The dialogue juxtaposed the great potential of computer-based tools to enhance the effectiveness of planning, and the serious challenges in applying these tools in real-world planning environments. The Lincoln Institute has focused on tools for planners in a number of its recent books, including Kwartler and Longo’s Visioning and Visualization: People, Pixels, and Plans (2008), Campoli and MacLean’s Visualizing Density (2007), and Hopkins and Zapata’s Engaging the Future: Forecasts, Scenarios, Plans, and Projects (2007).

All of these books have a common interest in the spatial and visual side of planning, although the focus of Planning Support Systems is promoting a critical understanding of the strengths and limitations of planning tools. Editor Richard K. Brail, professor emeritus of urban planning at the Edward J. Bloustein School of Planning and Public Policy at Rutgers University, has brought together the wisest of the field’s thinkers, the most inventive of the toolmakers, the most experienced of those working at the interface with real clients, and the most battle-seasoned practicing planners. Together they present a broad view of the field, in-depth developmental histories of the most important models and tools as told by their creators, and a provocative, in-the-trenches critique of the state of the art.

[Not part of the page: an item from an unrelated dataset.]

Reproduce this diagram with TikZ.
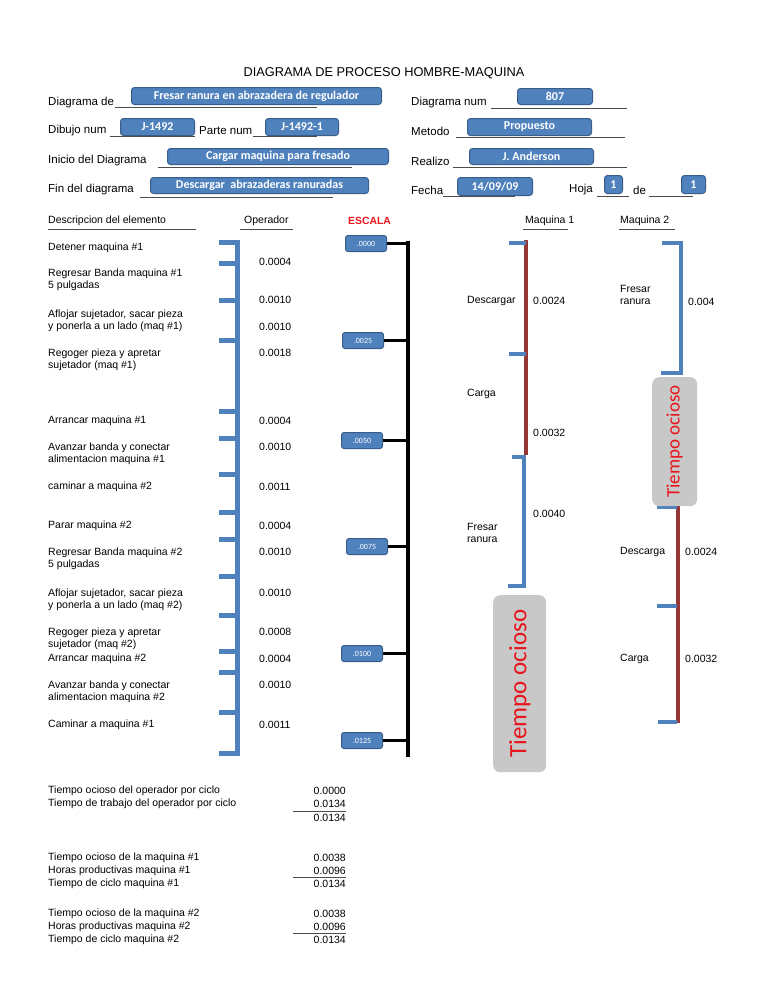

Planning will never be easy, said Armando Carbonell, senior fellow and chair of the Department of Planning and Urban Form at the Lincoln Institute, who wrote the foreword. Planning needs and deserves the best support systems that modelers and system developers can deliver, Carbonell said. Planning Support Systems provides a glimpse at future tools suited to a planning process that has become, as Brail says, “more visual, more public, more accessible, and more collaborative.”

About the Editor

Richard Brail is professor emeritus of urban planning at the Edward J. Bloustein School of Planning and Public Policy at Rutgers University. His interests include the applications of information technology in urban planning, geographic information and planning support systems, and urban transportation.